- Born: 1966 (age 59–60) Sweden
- Culinary career
- Cooking style: French cuisine
- Rating Michelin stars ; ;
- Current restaurant Hedone; ;
- Website: www.hedonerestaurant.com

= Mikael Jonsson =

Swedish chef

Mikael Jonsson (born 1966) is a Swedish chef and former solicitor who is head chef at the restaurant Hedone in Chiswick, West London. Prior to becoming a chef he was also a food blogger. His restaurant was awarded a Michelin star in the 2013 edition of the Michelin Guide.

==Career==
Jonsson was diagnosed as a teenager as having food allergies to shellfish and raw meat. In order to cook, he was required to take cortisone injections in order to prevent the asthma attacks and the onset of eczema. He initially trained as a chef in Sweden, and subsequently trained as a solicitor. Whilst working as a solicitor started writing a food blog at gastroville.com which documented his reviews of restaurants he visited as he travelled.

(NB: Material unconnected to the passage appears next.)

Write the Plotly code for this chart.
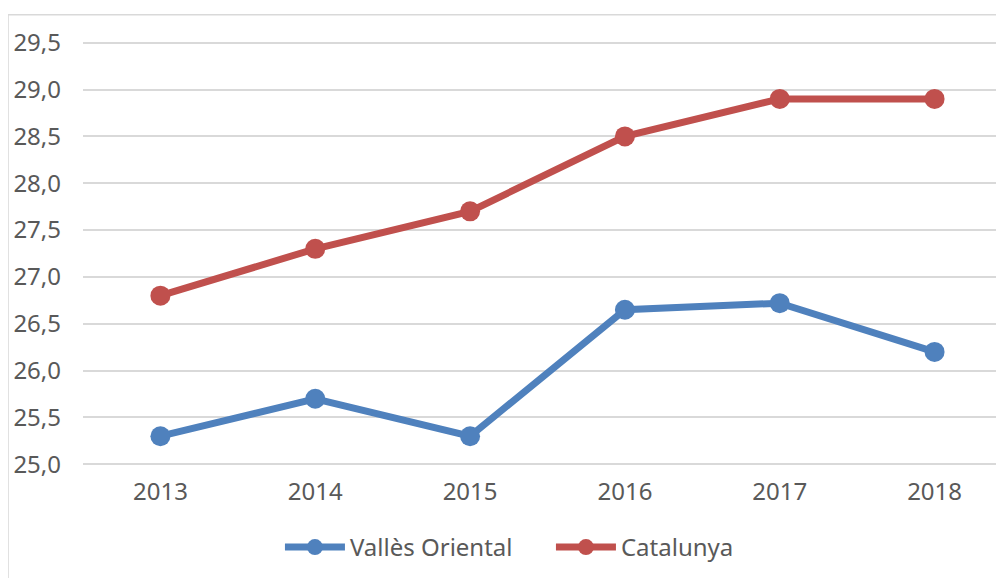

At the age of 44, he changed his diet and found it gave him a new-found control over his allergies. He chose to pursue his dream of becoming a chef and opened the restaurant Hedone in Chiswick, West London in 2011. He had never previously worked in a professional kitchen. In October 2011, he chased off a man who was urinating on the delivery door to the restaurant. About ten minutes later a group of people entered the restaurant and attacked Jonsson, who was stabbed in the arm and had to have broken glass removed from his forehead. He received sixteen stitches. The gang were later apprehended by police. Hedone was awarded a Michelin star in the 2013 Michelin Guide, published in October 2012; news of the award was accidentally made public a week early.

==Personal life==
Jonsson follows a Paleolithic diet to control his allergies, and is also gluten intolerant. Jonsson's favourite restaurant is Kojyu in Japan.